Common phrases are draw drapes or shades, draw a bath (pull water?), draw a conclusion (out of someone) and other uses of pull. Why does draw mean pull? It becomes confusing when something that had a visualizable meaning - pulling drapes across a window - has been extended to something that does not make sense - turning Venetian blinds from the open position to closed position. How did this happen?
Oh Gosh, apparently "pull" is the original meaning of "draw", not producing artwork! Draw comes from a word meaning "to drag", so "drawing" a picture is about dragging the pencil across the paper! I guess I thought that producing artwork as a verb was important enough to have a word of its own, but apparently dragging things is more important.

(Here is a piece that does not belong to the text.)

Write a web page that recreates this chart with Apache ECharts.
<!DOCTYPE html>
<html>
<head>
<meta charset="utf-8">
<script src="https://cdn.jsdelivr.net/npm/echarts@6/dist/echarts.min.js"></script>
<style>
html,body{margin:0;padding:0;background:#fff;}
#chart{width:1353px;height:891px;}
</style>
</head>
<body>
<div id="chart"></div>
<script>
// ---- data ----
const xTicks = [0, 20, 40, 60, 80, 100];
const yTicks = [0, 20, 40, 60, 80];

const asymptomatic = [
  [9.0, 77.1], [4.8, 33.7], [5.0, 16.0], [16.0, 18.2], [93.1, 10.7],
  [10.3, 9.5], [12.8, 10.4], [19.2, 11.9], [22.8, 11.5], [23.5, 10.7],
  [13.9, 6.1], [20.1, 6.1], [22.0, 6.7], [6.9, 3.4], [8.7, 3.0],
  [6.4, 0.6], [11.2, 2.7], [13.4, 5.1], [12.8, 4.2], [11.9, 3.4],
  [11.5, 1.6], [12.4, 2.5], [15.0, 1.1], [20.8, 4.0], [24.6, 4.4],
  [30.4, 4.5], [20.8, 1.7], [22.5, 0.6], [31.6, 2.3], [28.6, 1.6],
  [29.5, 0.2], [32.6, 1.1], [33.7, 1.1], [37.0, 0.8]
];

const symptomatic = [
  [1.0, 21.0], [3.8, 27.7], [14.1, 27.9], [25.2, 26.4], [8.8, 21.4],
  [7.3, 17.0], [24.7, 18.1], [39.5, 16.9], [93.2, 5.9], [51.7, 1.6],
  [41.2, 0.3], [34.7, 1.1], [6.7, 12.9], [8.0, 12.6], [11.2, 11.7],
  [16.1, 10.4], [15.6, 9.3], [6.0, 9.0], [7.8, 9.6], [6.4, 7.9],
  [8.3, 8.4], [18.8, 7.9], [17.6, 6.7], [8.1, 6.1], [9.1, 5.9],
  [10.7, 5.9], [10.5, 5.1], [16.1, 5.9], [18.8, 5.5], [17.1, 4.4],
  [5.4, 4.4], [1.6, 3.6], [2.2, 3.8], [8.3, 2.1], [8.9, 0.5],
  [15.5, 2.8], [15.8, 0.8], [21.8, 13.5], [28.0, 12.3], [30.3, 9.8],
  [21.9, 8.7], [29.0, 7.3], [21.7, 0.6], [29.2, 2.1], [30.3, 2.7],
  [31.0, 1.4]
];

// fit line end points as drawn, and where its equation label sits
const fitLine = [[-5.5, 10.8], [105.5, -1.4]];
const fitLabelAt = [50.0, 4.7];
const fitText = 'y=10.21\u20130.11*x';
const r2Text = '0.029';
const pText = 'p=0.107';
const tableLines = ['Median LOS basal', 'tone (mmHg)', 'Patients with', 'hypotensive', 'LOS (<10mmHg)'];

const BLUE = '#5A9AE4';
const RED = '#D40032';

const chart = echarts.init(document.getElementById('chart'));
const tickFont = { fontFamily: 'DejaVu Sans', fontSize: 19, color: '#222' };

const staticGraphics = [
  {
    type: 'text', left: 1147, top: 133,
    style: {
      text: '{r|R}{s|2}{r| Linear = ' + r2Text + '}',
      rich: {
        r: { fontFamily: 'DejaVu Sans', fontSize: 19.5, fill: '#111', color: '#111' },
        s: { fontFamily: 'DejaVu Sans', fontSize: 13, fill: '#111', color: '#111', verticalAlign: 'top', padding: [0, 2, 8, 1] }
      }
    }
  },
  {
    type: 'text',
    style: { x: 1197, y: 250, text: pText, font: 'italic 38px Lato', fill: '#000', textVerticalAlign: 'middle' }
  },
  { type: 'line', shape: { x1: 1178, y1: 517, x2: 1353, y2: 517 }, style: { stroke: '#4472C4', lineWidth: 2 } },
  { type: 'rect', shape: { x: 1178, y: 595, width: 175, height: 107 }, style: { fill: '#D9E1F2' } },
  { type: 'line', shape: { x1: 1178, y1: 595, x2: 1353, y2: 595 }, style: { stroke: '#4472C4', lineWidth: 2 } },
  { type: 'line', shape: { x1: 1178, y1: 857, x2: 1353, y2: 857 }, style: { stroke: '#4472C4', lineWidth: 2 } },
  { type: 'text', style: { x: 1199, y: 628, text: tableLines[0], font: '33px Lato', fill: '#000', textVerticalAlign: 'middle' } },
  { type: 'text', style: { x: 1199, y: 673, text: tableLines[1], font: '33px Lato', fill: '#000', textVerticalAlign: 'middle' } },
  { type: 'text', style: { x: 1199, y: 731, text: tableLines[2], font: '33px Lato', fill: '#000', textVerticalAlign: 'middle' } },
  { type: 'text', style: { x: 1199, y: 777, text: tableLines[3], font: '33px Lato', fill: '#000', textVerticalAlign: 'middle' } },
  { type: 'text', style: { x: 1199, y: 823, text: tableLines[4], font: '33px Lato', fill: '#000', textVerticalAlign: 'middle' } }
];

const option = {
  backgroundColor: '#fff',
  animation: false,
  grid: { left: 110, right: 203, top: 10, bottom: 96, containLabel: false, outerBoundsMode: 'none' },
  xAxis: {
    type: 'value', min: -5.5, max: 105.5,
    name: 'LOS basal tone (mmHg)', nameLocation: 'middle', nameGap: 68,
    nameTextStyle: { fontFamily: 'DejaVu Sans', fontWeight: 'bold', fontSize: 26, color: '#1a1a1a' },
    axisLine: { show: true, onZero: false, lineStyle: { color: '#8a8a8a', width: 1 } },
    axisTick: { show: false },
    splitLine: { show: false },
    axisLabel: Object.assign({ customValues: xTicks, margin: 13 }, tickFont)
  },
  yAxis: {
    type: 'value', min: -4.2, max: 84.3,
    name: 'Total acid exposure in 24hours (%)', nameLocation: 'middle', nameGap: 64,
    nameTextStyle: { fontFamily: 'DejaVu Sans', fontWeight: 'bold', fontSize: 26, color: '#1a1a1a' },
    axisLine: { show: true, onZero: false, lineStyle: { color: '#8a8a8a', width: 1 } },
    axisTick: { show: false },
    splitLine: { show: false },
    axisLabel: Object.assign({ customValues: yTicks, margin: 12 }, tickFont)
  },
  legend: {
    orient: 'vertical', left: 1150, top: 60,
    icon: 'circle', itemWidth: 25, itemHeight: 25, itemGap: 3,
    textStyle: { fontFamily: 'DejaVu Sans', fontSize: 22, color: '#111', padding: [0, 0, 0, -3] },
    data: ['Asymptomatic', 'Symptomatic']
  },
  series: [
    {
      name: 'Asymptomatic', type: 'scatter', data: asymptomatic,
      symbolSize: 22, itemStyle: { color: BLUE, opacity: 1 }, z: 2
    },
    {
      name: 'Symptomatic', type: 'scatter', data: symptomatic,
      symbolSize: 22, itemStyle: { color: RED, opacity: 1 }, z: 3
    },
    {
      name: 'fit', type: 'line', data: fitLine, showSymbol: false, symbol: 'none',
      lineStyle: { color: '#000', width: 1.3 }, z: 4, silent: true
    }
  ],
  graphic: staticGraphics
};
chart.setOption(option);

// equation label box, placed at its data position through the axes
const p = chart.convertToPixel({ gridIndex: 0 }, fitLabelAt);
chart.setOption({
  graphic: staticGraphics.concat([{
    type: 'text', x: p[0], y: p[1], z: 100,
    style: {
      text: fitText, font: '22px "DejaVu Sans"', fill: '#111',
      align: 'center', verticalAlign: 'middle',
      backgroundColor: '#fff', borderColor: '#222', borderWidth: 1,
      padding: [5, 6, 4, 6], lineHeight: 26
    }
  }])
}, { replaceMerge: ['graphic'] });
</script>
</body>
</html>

I hate language.
There is a children's book called 'Amelia Bedelia,' wherein a young girl is hired as a maid and takes things literally. When she is told to dress the chicken, she puts clothes on it, when she is told to dust the furniture, she throws powder on it, draw the drapes, she draws a picture, put out the lights, she hangs them all on the clothesline, and so on. Charming! But yes, in definition, as a verb, to move things towards each other, so water to a tub, curtains towards each other. I suspect the origin is European, but can't find that to be factual. Sounds British and formal, yes? Interesting question though, and thought provoking as to where some of these expressions really come from, love it, keep those brain cells circulating, language can be fun. Would be interesting if you asked a few children what they thought, like Amelia.